Habeck/Fischer über 40 Jahre Grüne

Zurecht ist Literaturfestival-Chef Ulrich Schreiber stolz auf diesen Coup: Robert Habeck, Liebling von Medien und linksliberalem Bürgertum, trifft auf Joschka Fischer. Zwei Generationen Grüner Politik. Ein öffentliches Gespräch der beiden gab es bisher anscheinend erst einmal, im Sommer 2015 in Kiel.

Schlohweiß ist das Haar von Joschka Fischer geworden: Mit den gewohnten Sorgenfalten und seiner markanten, leicht kratzigen Stimme verleiht ihm das die Aura eines Elder Statesman. Es zeugt von Stil, dass er sich nach dem Abschied aus der Politik sehr rar macht und nicht ständig seine Meinung zu allem und jedem herausposaunt. Das hebt Joschka Fischer von seinen roten Ex-Koalitionspartnern wie Gerhard Schröder und Sigmar Gabriel wohltuend ab.

Der Abend beginnt mit einem Ritterschlag: Ja, der Robert mache das gemeinsam mit der Annalena sehr gut, lobt Fischer altersmilde. Damit ist der Ton für die kommenden 90 Minuten im Berliner HAU 1 vorgegeben: Ohne große Kontroversen plaudern Fischer und Habeck über die Weltlage, die große Verantwortung der Politik in Zeiten von Trump, Klimakrise und Brexit und vor allem über die Lust am Regieren und Gestalten, die Habeck und Fischer verbindet.

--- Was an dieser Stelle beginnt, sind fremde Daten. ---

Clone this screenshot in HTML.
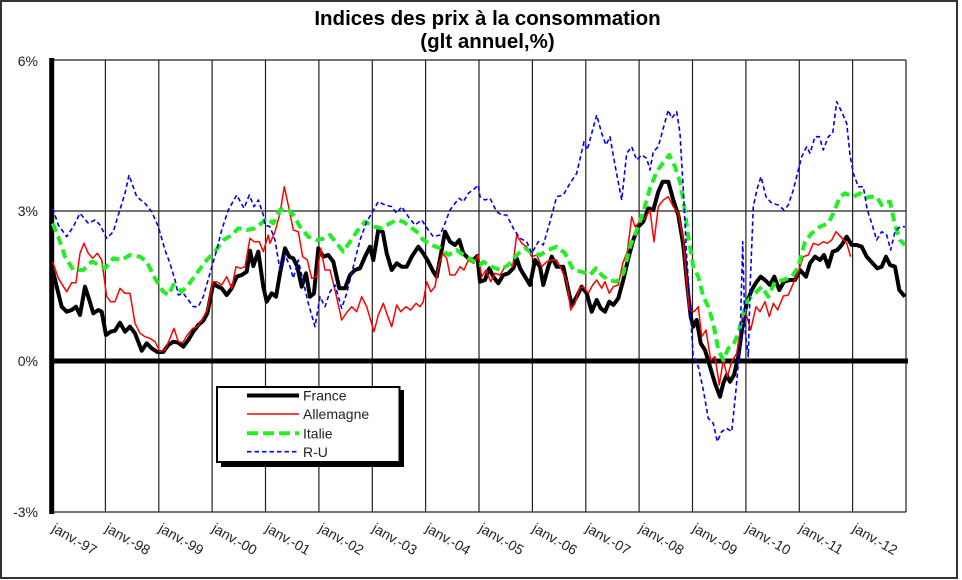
<!DOCTYPE html>
<html><head><meta charset="utf-8"><style>
html,body{margin:0;padding:0;background:#fff;}
svg{display:block;}
text{font-family:"Liberation Sans",Arial,sans-serif;}
</style></head><body>
<svg width="962" height="580" viewBox="0 0 962 580" xmlns="http://www.w3.org/2000/svg">
<rect x="0" y="0" width="962" height="580" fill="#fff"/>
<rect x="1" y="1" width="956" height="577" fill="none" stroke="#333" stroke-width="2"/>
<text x="487.5" y="25" font-size="20.5" font-weight="bold" text-anchor="middle" fill="#000">Indices des prix à la consommation</text>
<text x="487.5" y="48" font-size="20.5" font-weight="bold" text-anchor="middle" fill="#000">(glt annuel,%)</text>
<g stroke="#222" stroke-width="1.2" fill="none">
<line x1="52" y1="60" x2="906" y2="60"/>
<line x1="52" y1="211" x2="906" y2="211"/>
<line x1="52" y1="512" x2="906" y2="512"/>
<line x1="105.4" y1="60" x2="105.4" y2="512"/>
<line x1="158.8" y1="60" x2="158.8" y2="512"/>
<line x1="212.1" y1="60" x2="212.1" y2="512"/>
<line x1="265.5" y1="60" x2="265.5" y2="512"/>
<line x1="318.9" y1="60" x2="318.9" y2="512"/>
<line x1="372.3" y1="60" x2="372.3" y2="512"/>
<line x1="425.6" y1="60" x2="425.6" y2="512"/>
<line x1="479" y1="60" x2="479" y2="512"/>
<line x1="532.4" y1="60" x2="532.4" y2="512"/>
<line x1="585.8" y1="60" x2="585.8" y2="512"/>
<line x1="639.1" y1="60" x2="639.1" y2="512"/>
<line x1="692.5" y1="60" x2="692.5" y2="512"/>
<line x1="745.9" y1="60" x2="745.9" y2="512"/>
<line x1="799.3" y1="60" x2="799.3" y2="512"/>
<line x1="852.6" y1="60" x2="852.6" y2="512"/>
<line x1="906" y1="60" x2="906" y2="512"/>
</g>
<line x1="52" y1="361" x2="908" y2="361" stroke="#000" stroke-width="5"/>
<line x1="51.7" y1="58" x2="51.7" y2="514" stroke="#000" stroke-width="5"/>
<g font-size="14" fill="#222" text-anchor="end">
<text x="38" y="66">6%</text>
<text x="38" y="216">3%</text>
<text x="38" y="366">0%</text>
<text x="38" y="517">-3%</text>
</g>
<g font-size="14" fill="#222">
<text transform="translate(51,531) rotate(30)">janv.-97</text>
<text transform="translate(104.4,531) rotate(30)">janv.-98</text>
<text transform="translate(157.8,531) rotate(30)">janv.-99</text>
<text transform="translate(211.1,531) rotate(30)">janv.-00</text>
<text transform="translate(264.5,531) rotate(30)">janv.-01</text>
<text transform="translate(317.9,531) rotate(30)">janv.-02</text>
<text transform="translate(371.3,531) rotate(30)">janv.-03</text>
<text transform="translate(424.6,531) rotate(30)">janv.-04</text>
<text transform="translate(478,531) rotate(30)">janv.-05</text>
<text transform="translate(531.4,531) rotate(30)">janv.-06</text>
<text transform="translate(584.8,531) rotate(30)">janv.-07</text>
<text transform="translate(638.1,531) rotate(30)">janv.-08</text>
<text transform="translate(691.5,531) rotate(30)">janv.-09</text>
<text transform="translate(744.9,531) rotate(30)">janv.-10</text>
<text transform="translate(798.3,531) rotate(30)">janv.-11</text>
<text transform="translate(851.6,531) rotate(30)">janv.-12</text>
</g>
<g fill="none" stroke-linejoin="round">
<polyline stroke="#000" stroke-width="4" points="52.7,270 56.7,286.7 61.7,306.7 66.7,311.7 71.7,310 76,306.7 80,315 85,286.7 89.3,300 93.3,313.3 98.3,310 101.7,311.7 106,335 110.7,331.7 115,330.7 120,322.7 125,331.7 130,326.7 135,333.3 141.7,350.7 146.7,343.3 151.7,348.3 157.3,352 163.3,352 168.3,345 173.3,341.7 178.3,342.7 183.3,346.7 188.3,340 193.3,331.7 198.3,325 203.3,320.7 207.3,313.3 213.3,283.3 216.7,286 221.7,288.3 226.7,295 231.7,288.3 236.7,276.7 241.7,275 246.7,271.7 250,250.7 253.3,266 258.3,251.7 263.3,286.7 266.7,301.7 271.7,293.3 276,296.7 280,273.3 285,248.3 289.3,256.7 293.3,258.3 297.3,266.7 301.7,286.7 306,273.3 310,296.7 314,293.3 318.3,248.3 323.3,256.7 328.3,255 333.3,261.7 339.3,288.3 345,288.3 350,275 355,270 360,268.3 365,256.7 370,246.7 373.3,260 378.3,230 382.7,231.7 386.7,253.3 391.7,270 396.7,263.3 401.7,266.7 406.7,266.7 411.7,256.7 418.3,246.7 423.3,253.3 428.3,261.7 433.3,271.7 436.7,276.7 441.7,250 445,231.7 450,241.7 455,245 459.3,240 463.3,253.3 468.3,258.3 473.3,260 477.3,256 480,281.7 485,280 489.3,268.3 493.3,276.7 498.3,283.3 503.3,275 508.3,273.3 513.3,268.3 516.7,258.3 520,268.3 525,276.7 530,285 535,260 540,266.7 543.3,285 548.3,266.7 551.7,256.7 556.7,266.7 563.3,266.7 568.3,290 571.7,305 576.7,296.7 581.7,286.7 586.7,293.3 591.7,311.7 596.7,300 600.7,308.3 605,311.7 609.3,301.7 613.3,305 618.3,298.3 623.3,280 628.3,258.3 633.3,240 638.3,226.7 643.3,221.7 648.3,208.3 653.3,210 658.3,191.7 662.7,181.7 668.3,181.7 673.3,200 678.3,215 683.3,245 686.7,280 690.7,316.7 693.3,326.7 696.7,320 700.7,343.3 705,350 710,366.7 715,383.3 720,396.7 723.3,383.3 726.7,375 730,381.7 734,375 738.3,356.7 743.3,320 746.7,303.3 751.7,290 756.7,281.7 760.7,276.7 765,280 770,285 774.3,276.7 779.3,290 784,281.7 790,280 795,280 800,270 806,276.7 810,263.3 815,256.7 820,260 824,255 828.3,266.7 832.7,251.7 837.3,250 841.7,245 846.7,236.7 851.7,245 856.7,245 861.7,246.7 866.7,256.7 872.7,263.3 877.3,268.3 881.7,266.7 886,256.7 890,265 895,266.7 899.3,290 905,296.7"/>
<polyline stroke="#ff0000" stroke-width="1.5" points="52.7,261.7 58.3,278.3 66.7,291.7 71.7,282.7 76,282.7 80,253.3 84,243.3 88.3,253.3 92.7,258.3 97.3,253.3 101.7,260 106.7,296.7 110.7,301.7 115,301.7 120,288.3 125,293.3 130,293.3 135,323.3 140,333.3 145,336.7 150,338.3 155,341.7 160,351.7 165,350 169.3,340 174,328.3 178.3,341.7 182.7,342.7 187.3,335 192.7,328.3 197.3,326.7 202.7,318.3 207.3,310 212.7,281.7 216.7,281.7 221.7,285 226.7,276.7 231.7,288.3 236,266.7 240.7,268.3 245,266.7 250,238.3 254,241.7 259.3,241.7 263.3,251.7 268.3,235 270,243.3 275,231.7 280,213.3 284.3,186.7 289.3,210 293.3,230 298.3,231.7 302.7,256.7 307.3,260 311.7,278.3 316.7,276.7 320.7,248.3 325,270 330,270 335,290 341.7,320 347.3,311.7 351.7,306.7 356.7,311.7 361.7,296.7 366.7,306.7 374,331.7 378.3,315 383.3,303.3 387.3,315 391.7,326.7 396.7,305 400.7,311.7 406,306.7 410.7,310 416,303.3 420,306.7 423.3,301.7 426.7,281.7 430.7,291.7 435,286.7 438.3,266.7 442.7,253.3 446.7,258.3 450,275 455,275 460,266.7 464,270 468.3,260 473.3,263.3 478.3,255 481.7,276.7 486,270 490.7,281.7 495,273.3 500,275 505,266.7 510,263.3 512.7,266.7 516.7,235 521.7,243.3 526.7,246.7 531.7,256.7 536.7,255 541.7,266.7 546.7,261.7 551.7,260 556.7,260 561.7,270 566.7,281.7 570.7,310 575,303.3 579.3,288.3 583.3,286.7 588.3,293.3 592.7,285 596.7,280 601.7,288.3 605,281.7 609.3,293.3 613.3,286.7 618.3,285 622.7,263.3 627.3,251.7 631.7,216.7 635,226.7 640,221.7 645,218.3 650,210 654,241.7 658.3,206.7 663.3,200 668.3,196.7 673.3,206.7 678.3,213.3 683.3,240 686,275 689.3,310 694,311.7 698.3,306.7 701.7,336.7 706,330 710.7,360 715,356.7 719.3,385 723.3,360 727.3,376.7 731.7,361.7 736.7,353.3 741.7,320 746,313.3 750.7,330 756,306.7 760,311.7 765,301.7 769.3,316.7 773.3,303.3 777.7,310 783.3,296 788.3,295 793.3,283.3 798.3,271.7 803.3,256.7 808.3,255 813.3,243.3 818.3,245 823.3,241.7 827.3,243.3 831.7,240 836,231.7 840.7,236.7 846.7,243.3 850.7,256.7"/>
<polyline stroke="#22ee22" stroke-width="4" stroke-dasharray="9,5" points="52.7,223.3 58.3,236.7 65,256.7 73.3,270 83.3,270 91.7,261.7 100,265 105,268.3 113.3,258.3 121.7,260 130,255 140,256.7 146.7,261.7 155,278.3 163.3,291.7 168.3,295 173.3,285 181.7,291.7 188.3,285 196.7,273.3 206.7,260 215,251.7 223.3,240 231.7,235 238.3,228.3 246.7,230 255,228.3 263.3,221.7 266.7,218.3 273.3,223.3 280,210 286.7,208.3 293.3,215 300,226.7 308.3,236.7 316.7,240 325,238.3 330,235 336.7,243.3 343.3,251.7 350,241.7 356.7,231.7 365,221.7 375,226.7 381.7,228.3 390,223.3 396.7,220 403.3,221.7 410,226.7 416.7,231.7 423.3,240 431.7,245 440,248.3 448.3,255 456.7,250 463.3,255 471.7,260 480,265 483.3,261.7 491.7,266.7 500,270 508.3,265 516.7,255 525,248.3 533.3,253.3 540,255 548.3,250 556.7,246.7 565,253.3 573.3,270 581.7,271.7 590,275 596,268.3 601.7,275 608.3,280 616.7,281.7 623.3,273.3 630,246.7 636.7,230 643.3,211.7 650,188.3 656.7,171.7 662.7,163.3 669.3,155 675,166.7 680,182 683.3,200 688.3,236.7 693.3,266.7 698.3,276.7 703.3,296.7 708.3,306.7 713.3,323.3 718.3,350 723.3,360 728.3,348.3 733.3,345 738.3,333.3 743.3,313.3 748.3,300 755,293.3 761.7,286.7 768.3,296.7 775,281.7 783.3,280 791.7,276.7 798.3,266.7 805,241.7 811.7,233.3 820,226.7 828.3,223.3 833.3,213.3 840,196.7 845,193.3 853.3,196.7 860,193.3 865,198.3 870,196.7 876.7,196.7 881.7,205 886.7,201.7 890,201.7 895,225 900,240 905,245"/>
<polyline stroke="#0000ee" stroke-width="1.6" stroke-dasharray="4.5,3" points="52.7,208.3 58.3,225 66.7,236.7 73.3,226.7 80,213.3 88.3,223.3 95,220 100,225 106.7,238.3 113.3,231.7 118.3,215 125,193.3 129,175 136.7,196.7 145,203.3 151.7,211.7 158.3,226.7 165,250 170,263.3 175,280 178.3,295 183.3,293.3 188.3,300 193.3,306.7 198.3,306.7 203.3,296.7 210,273.3 216.7,250 221.7,230 228.3,210 236.7,195 244,208.3 249.3,195 254,206.7 258.3,200 263.3,215 265,225 270,226.7 275,240 280,270 285,255 290,266.7 293.3,278.3 298.3,260 303.3,281.7 308.3,303.3 315,326.7 320,296.7 325,306.7 330,291.7 335,285 341.7,308.3 346.7,293.3 353.3,266.7 360,240 366.7,221.7 371.7,213.3 378.3,201.7 385,205 391.7,206.7 396.7,213.3 401.7,206.7 408.3,216.7 415,225 421.7,220 428.3,230 433.3,236.7 440,235 445,223.3 450,210 455,203.3 459.3,198.3 463.3,201.7 468.3,193.3 475,188.3 478.3,185 480,196.7 485,200 490,198.3 496.7,211.7 501.7,215 506.7,215 513.3,228.3 520,238.3 526.7,241.7 531.7,253.3 538.3,241.7 543.3,245 550,221.7 556.7,196.7 563.3,195 570,183.3 576.7,173.3 584,141.7 587.3,150 591.7,133.3 596.7,115 601.7,133.3 606,145 610,136.7 615,165 621.7,200 626.7,153.3 631.7,146.7 636.7,160 641.7,155 646.7,158.3 650,170 653.3,151.7 658.3,146.7 663.3,128.3 668.3,110 671.7,118.3 676.7,111.7 680,133.3 683.3,190 686.7,256.7 690,306.7 693.3,356.7 698.3,366.7 703.3,390 708.3,418.3 713.3,423.3 717.3,441.7 721.7,431.7 726.7,428.3 731.7,431.7 736,390 740,343.3 742.7,241.7 745,330 748.3,356.7 750,290 753.3,206.7 757.3,188.3 761,176.7 766,196.7 771.7,203.3 778.3,205 784,210 788.3,205 793.3,190 798.3,170 801.7,156.7 806.7,146.7 810,153.3 815,136.7 819.3,136.7 823.3,150 828.3,136.7 832.7,133.3 836.7,101.7 841.7,111.7 846.7,123.3 850,155 853.3,173.3 858.3,186.7 863.3,186.7 867.3,210 871.7,223.3 876.7,240 881.7,231.7 886.7,235 890.7,250 895,231.7 900,226.7 905,226.7"/>
</g>
<rect x="221" y="390" width="183" height="77" fill="#000"/>
<rect x="217" y="387" width="182.5" height="75" fill="#fff" stroke="#000" stroke-width="2"/>
<line x1="247" y1="395.5" x2="299" y2="395.5" stroke="#000" stroke-width="4"/>
<line x1="247" y1="414" x2="299" y2="414" stroke="#ff0000" stroke-width="1.5"/>
<line x1="247" y1="433.3" x2="299" y2="433.3" stroke="#22ee22" stroke-width="4" stroke-dasharray="11,5"/>
<line x1="247" y1="451.7" x2="299" y2="451.7" stroke="#0000ee" stroke-width="1.6" stroke-dasharray="4.5,3"/>
<g font-size="14" fill="#222">
<text x="303" y="400.5">France</text>
<text x="303" y="419">Allemagne</text>
<text x="303" y="438.5">Italie</text>
<text x="303" y="457">R-U</text>
</g>
</svg>
</body></html>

Phoenix-Moderatorin Anke Plättner passt sich dem Kuschel-Talk an und beschränkt sich auf die Rolle als Stichwortgeberin. Erst spät kommen ein paar Emotionen auf. Fischer erreicht langsam die Betriebstemperatur, mit der er in den Bundestagswahlkämpfen 2002 und 2005 die Marktplätze rockte und den Römerberg füllte, wie er ganz unbescheiden anmerkt. Natürlich lässt sich Joschka Fischer die Steilvorlage nicht entgehen, die ihm die grottenschlechte Performance der 3. GroKo bietet. Szenenapplaus, als er Merkel und ihr Kabinett als ideenlos und wegen „eingeschlafener Füße“ kritisiert.

In Fahrt gekommen, knöpft sich Fischer nun die AfD vor: sie „reden wie Nazis“, sie „riechen wie Nazis“. Da helfe nur klare Kante. Robert Habeck will da nicht mitgehen und liefert den einzigen Dissens des Abends. In seinen typischen langen Satzgirlanden, die sich wie ein Besuch im Wellness-Bad anfühlen und so vernünftig klingen, wirbt er um Verständnis für die Besorgten und Abgehängten. Den Rechten müsse man eine positive Erzählung von der Demokratie entgegen halten. Das sei die zentrale Aufgabe, die Annalena und Robert sich an der Spitze einer „Orientierungspartei“ vorgenommen haben.

Die Methode Habeck wirkt: Die Debatte hat sich sofort wieder beruhigt. Dass es ihm wieder einmal gelungen ist, sein Image als besonnener Sympathieträger mit psychologischem Einfühlungsvermögen und philosophischem Background zu untermauern, beweist der Applaus, der diese Passagen zum Rechtspopulismus besonders oft und lautstark unterbricht.

Wohltemperiert klingen die letzten Minuten des Gesprächs aus. Natürlich lässt sich Habeck weder etwas über seine Wunsch-Koalition noch darüber, ob er mit Fischer in regelmäßigem SMS-Kontakt stehe, entlocken.